The key to running a successful email marketing campaign relies on many different factors. Even with the simple goal of getting emails to convert, many marketers fall victim to mistakes that affect metrics like open and click-through rates. Here are 9 of the most common blunders that you will often see in marketing emails and how you can avoid them.
1. Not personalizing your emails.
Failure to personalize emails that you send to potential customers may result in a lack of interest in your content altogether. Here are the elements that you could be missing to make your emails more personal.
- Addressing the recipient by their name.
- Basing your email content on their most recent online activities.
- Giving tips or suggestions about a product or service they most recently received.
An email designed to appeal personally to a subscriber or potential customer is the one that they are most likely to remember or revisit, possibly turning into a conversion.
2. Not mobile optimizing your emails.
Have you ever opened an email on your phone and noticed that the content was a little off? Perhaps the text was incorrectly sized or an image. That is a classic example of an email that is not mobile optimized, meaning that the recipient can only effectively view it on a desktop. According to marketing software company Hubspot, at least 50% of all email opens happen on mobile devices. Optimize your emails to display well on mobile, and it could lead to more engagement and conversions for your business!
3. Not segmenting your contact list.
Your contact list will consist of different types of people, depending on demographics, geographic location, recent purchase activity, browsing history, and interests. Sending all of them the same email is a mistake because while the message may be relevant to one recipient, it may not be suited to many others. The result of this would be most of your emails having no appeal to potential customers. What’s worse is that you risk losing contacts who may no longer feel like your messages are giving them enough value. Segment your contacts into specific groups to ensure that each recipient always gets the email specifically adapted to their needs.

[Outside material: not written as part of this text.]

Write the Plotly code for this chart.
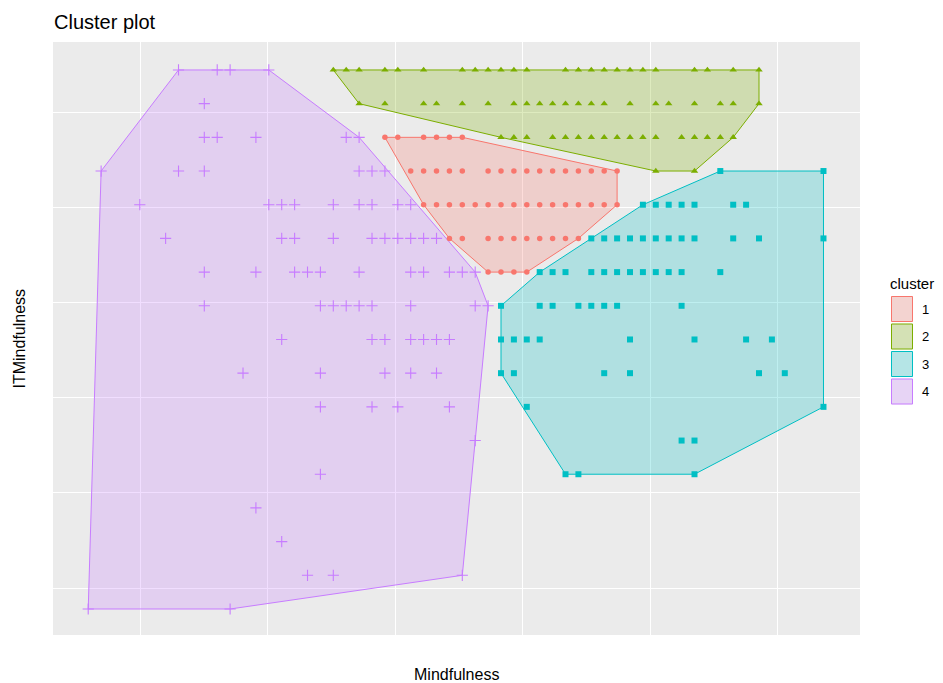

4. Not making your CTAs (Call to Actions) clear or forgetting to include them altogether.
The absence or lack of a clear call to action could mean the difference between a forgotten email and aa conversion.
The goal of email marketing should always be to convert leads or to build a community. For this reason, your emails must directly invite the recipients to engage with your content through a call to action. Make your intent clear with words or phrases that are great calls to action, such as “Sign up”, “Buy now”, “Learn More”. Embed them in your emails as plain text links or clickable buttons, and position them in a few places where they are easy to see and straightforward to follow.
5. Only sending promotions without giving any value to the subscriber.
The goal of email marketing is to advertise your products or services to potential customers. However, failing to provide value is a one way ticket to a cold, unengaged list. The contact at the other end of an email address is a person, and they may only continue to pay attention if you have something of value to give them. Instead of just asking them to buy something or sign up for a service, preface your email by describing the benefits that they could enjoy from it. Include informative tips that they could apply to make a product or experience more effective. Value based emails keeps a customer engaged in a way that a promotion could not.
6. Not sending welcome emails.
A potential customer has shown interest in your product and has signed up or given their email address on your website. What do you do next? Your first order of business should be to capitalise this interest by beginning communications with a welcome email series. On average, welcome emails have an open rate of up to 82%. Newly interested customers want to know what you have to offer and are more open to your content than they will be afterward. So don’t miss out on the chance to keep the conversation going, especially when the likelihood of engagement with this type of email is so high!
7. Emails that are too image heavy..
Your email needs to have a balanced amount of both written and graphical content. Images like infographics and pictures grab attention, but some users often choose not to load them in their general email settings. Too much imagery in an email may fail to load and relay relevant information. Some email recipients are readers and tend to scroll through the graphics to get to the written content. Focus less on images and more on the written material in the emails you send out, and the engagement rates will be much higher. What’s more, a high image to text ratio may cause your emails to be flagged as spam by many of the major email providers!
8. Not paying attention to performance analytics.
You can never know how to improve if you never know what you are doing incorrectly or ineffectively. That is why bettering your email marketing campaign may hinge on how well you study and apply the data you get from the emails you send. These include open rates, spam complaints, click-through rates, bounce rates, list growth, and so much more. Understanding how users interact with your messages could help you tailor your emails to meet their many different needs, improving your overall performance in the process.
9. A weak, or overdone and unrelated subject line
The subject line is the first thing your recipients will see before they even open your email. It needs to be impactful, but many email marketers struggle to get this part of the process right. Weak subject lines do not offer much information, sometimes just the promotional material. Others may even contain information that is irrelevant to the recipient of the email. On the opposite side of the spectrum, an email may have too many words, excessive exclamation points or emojis. Readers may immediately associate this overhyped presentation with spam, and this could kill your open rates. Remember to be brief, personalize the text where appropriate, and create a sense of urgency, all without seeming too overbearing. It is a delicate balance, but one that keeps your email recipients engaged.
Take careful note of these mistakes, see if you may be making them yourself, and rectify them. The success of your business may rely on the efficiency of your email marketing and don’t allow blunders like these to set you back.